Se publica escondiendo la autoría por diversas razones; una de ellas es la de proteger al o a los autores o a la fuente. En este supuesto destacan las columnas de trascendidos, en las que se desgrana información imposible de corroborar pero que tiene bases verídicas. A los periodistas les quema la lengua, les pican los dedos; no pueden tragarse un descubrimiento, que encuentra su cauce y se desahoga en estos espacios. Esta semana recibí con un interés insano, morboso, lo confieso, la columna Chechén, «redactada por los reporteros, colaboradores, espías y gargantas profundas, amigos de [i]La Jornada Maya[/i]».

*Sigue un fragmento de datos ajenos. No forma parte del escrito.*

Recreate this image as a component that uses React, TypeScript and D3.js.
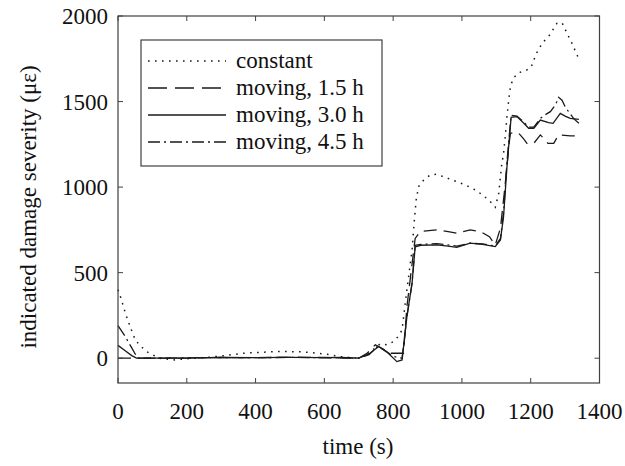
import React, { useEffect, useRef, useState } from "react";
import * as d3 from "d3";

const xTicks = [0, 200, 400, 600, 800, 1000, 1200, 1400];
const yTicks = [0, 500, 1000, 1500, 2000];

const constT = [0, 8, 21, 35, 51, 81, 120, 164, 200, 253, 310, 365, 420, 471, 539, 607, 646, 680, 700, 730, 762, 782, 801, 816, 826, 835, 845, 855, 861, 867, 874, 889, 908, 927, 966, 1010, 1043, 1078, 1097, 1107, 1115, 1121, 1126, 1131, 1136, 1141, 1149, 1165, 1184, 1201, 1209, 1218, 1233, 1255, 1276, 1291, 1308, 1320, 1337];
const constV = [400, 354, 266, 185, 103, 41, 0, -10, -3, 3, 15, 29, 35, 39, 37, 23, 9, 3, 0, 30, 84, 78, 97, 130, 165, 321, 477, 633, 790, 925, 1003, 1042, 1071, 1075, 1046, 1013, 979, 925, 882, 964, 1120, 1198, 1295, 1412, 1509, 1587, 1636, 1669, 1679, 1700, 1743, 1786, 1840, 1889, 1957, 1961, 1889, 1840, 1762];

const m15T = [0, 100, 200, 300, 400, 500, 600, 700, 725, 748, 770, 792, 830, 840, 855, 864, 879, 927, 960, 986, 1024, 1054, 1080, 1097, 1112, 1125, 1137, 1141, 1165, 1180, 1189, 1209, 1228, 1240, 1250, 1267, 1281, 1315, 1340];
const m15V = [0, 0, 0, 4, 3, 5, 4, 0, 30, 78, 55, 29, 29, 300, 550, 700, 740, 750, 740, 730, 750, 740, 710, 662, 760, 1000, 1250, 1315, 1315, 1280, 1256, 1256, 1305, 1280, 1256, 1256, 1305, 1299, 1299];

const m30T = [0, 20, 40, 54, 100, 200, 300, 400, 500, 600, 650, 700, 730, 758, 785, 811, 826, 840, 855, 864, 880, 927, 960, 985, 1024, 1060, 1097, 1112, 1121, 1131, 1143, 1160, 1180, 1194, 1209, 1228, 1252, 1265, 1286, 1300, 1315, 1340];
const m30V = [75, 45, 15, 0, 0, 0, 5, 3, 5, 3, 5, 0, 25, 68, 30, -20, -10, 243, 438, 650, 660, 662, 655, 648, 672, 665, 652, 691, 827, 1120, 1408, 1412, 1373, 1344, 1344, 1392, 1377, 1373, 1431, 1415, 1402, 1396];

const m45T = [0, 20, 40, 57, 100, 200, 300, 400, 500, 600, 700, 730, 755, 780, 800, 826, 840, 855, 864, 880, 927, 985, 1024, 1060, 1097, 1112, 1121, 1131, 1143, 1160, 1180, 1194, 1209, 1228, 1240, 1257, 1272, 1281, 1291, 1300, 1310, 1325, 1340];
const m45V = [190, 130, 60, 0, 0, 2, 4, 3, 5, 3, 0, 20, 70, 40, 10, 0, 243, 438, 660, 665, 670, 655, 672, 668, 655, 700, 850, 1150, 1420, 1415, 1380, 1350, 1350, 1402, 1420, 1441, 1480, 1525, 1508, 1470, 1441, 1400, 1373];

const seriesNames = ["constant", "moving, 1.5 h", "moving, 3.0 h", "moving, 4.5 h"];
const seriesT = [constT, m15T, m30T, m45T];
const seriesV = [constV, m15V, m30V, m45V];
const dashes = ["1.6,5.4", "13,7", "", "12,4,2,4"];

const fams = ["Liberation Serif"];
const FONT_CSS = `"${fams[0]}", "Times New Roman", Tinos, Times, serif`;

const W = 625, H = 466;
const L = 118, R = 599.5, T = 16, B = 383;

export default function App() {
  const ref = useRef<SVGSVGElement | null>(null);
  const [, setTick] = useState(0);
  const x = d3.scaleLinear().domain([0, 1400]).range([L, R]);
  const y = d3.scaleLinear().domain([-145, 2000]).range([B, T]);
  const line = d3.line<[number, number]>().x(d => x(d[0])).y(d => y(d[1]));
  const ink = "#1a1a1a";
  const frame = "#404040";

  useEffect(() => {
    const apply = () => {
      if (!ref.current) return;
      d3.select(ref.current).selectAll("text")
        .style("font-family", FONT_CSS, "important")
        .style("font-size", "23px", "important");
    };
    apply();
    const fs: any = (document as any).fonts;
    if (fs && fs.load) {
      fs.load(`23px "${fams[0]}"`).then(() => { apply(); setTick(t => t + 1); }).catch(() => {});
    }
  }, []);

  const ts = { fontFamily: `"${fams[0]}"`, fontSize: "23px" } as React.CSSProperties;
  return (
    <svg ref={ref} width={W} height={H} style={{ position: "absolute", left: 0, top: 0 }}>
      <rect x={0} y={0} width={W} height={H} fill="#fff" />
      {seriesT.map((tt, i) => (
        <path key={i} d={line(tt.map((t, j) => [t, seriesV[i][j]] as [number, number])) || ""}
          fill="none" stroke={ink} strokeWidth={i === 0 ? 1.5 : 1.3}
          strokeDasharray={dashes[i] || undefined} />
      ))}
      <rect x={L} y={T} width={R - L} height={B - T} fill="none" stroke={frame} strokeWidth={1.2} />
      {xTicks.map(t => (
        <g key={"x" + t}>
          <line x1={x(t)} x2={x(t)} y1={B} y2={B - 5} stroke={frame} strokeWidth={1} />
          <line x1={x(t)} x2={x(t)} y1={T} y2={T + 5} stroke={frame} strokeWidth={1} />
        </g>
      ))}
      {yTicks.map(v => (
        <g key={"y" + v}>
          <line x1={L} x2={L + 5} y1={y(v)} y2={y(v)} stroke={frame} strokeWidth={1} />
          <line x1={R} x2={R - 5} y1={y(v)} y2={y(v)} stroke={frame} strokeWidth={1} />
        </g>
      ))}
      {xTicks.map(t => (
        <text key={"xl" + t} x={x(t)} y={419} textAnchor="middle" style={ts} fill="#111">{String(t)}</text>
      ))}
      {yTicks.map(v => (
        <text key={"yl" + v} x={108} y={y(v) + 8} textAnchor="end" style={ts} fill="#111">{String(v)}</text>
      ))}
      <text x={358} y={454} textAnchor="middle" style={ts} fill="#111">time (s)</text>
      <text transform="translate(36,207) rotate(-90)" textAnchor="middle" style={ts} fill="#111">indicated damage severity (με)</text>
      <rect x={141} y={40} width={241} height={126} fill="#fff" stroke={frame} strokeWidth={1.2} />
      {seriesNames.map((n, i) => {
        const ly = 61 + i * 27;
        return (
          <line key={"ll" + i} x1={148} x2={226} y1={ly} y2={ly} stroke={ink} strokeWidth={i === 0 ? 1.5 : 1.3}
            strokeDasharray={i === 1 ? "19,8" : dashes[i] || undefined} />
        );
      })}
      {seriesNames.map((n, i) => (
        <text key={"lt" + i} x={236} y={61 + i * 27 + 7} style={ts} fill="#111">{n}</text>
      ))}
    </svg>
  );
}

Tabacón B. Linus -agitando, desde estas páginas, nuestras conciencias, haciéndonos reflexionar sobre la vida diaria- es otro ejemplo de la pertinencia de no firmar con el nombre verdadero. Blindado por el alias, la libertad de este escritor fantasma es una de sus principales características; único que desde el seudónimo ha impulsado una nota local al plano nacional, como fue el caso de los soldados de la discriminación. No me consta que sea un nombre falso, pero no lo conozco y… ¿quién diablos se llamaría [i]Tabacón[/i]? Fabrizio es una tumba al respecto, lo que me hace verlo con suspicacia.

En Por Esto! igual encontramos notas no firmadas. La que se publica los lunes, “Crónicas meridanas”, es de gran interés, y arroja un poco de luz a las penumbras del poder. También es fácil identificar las notas escritas por Mario R. Menéndez Rodríguez. Yo, en contraste, soy un simple escritor de carne y hueso. Mi nombre, efectivamente, es Pablo Cicero. Y lo digo con envidia, ya que en muchas ocasiones desearía escribir sin ataduras, como lo hacen mis colegas fantasmas.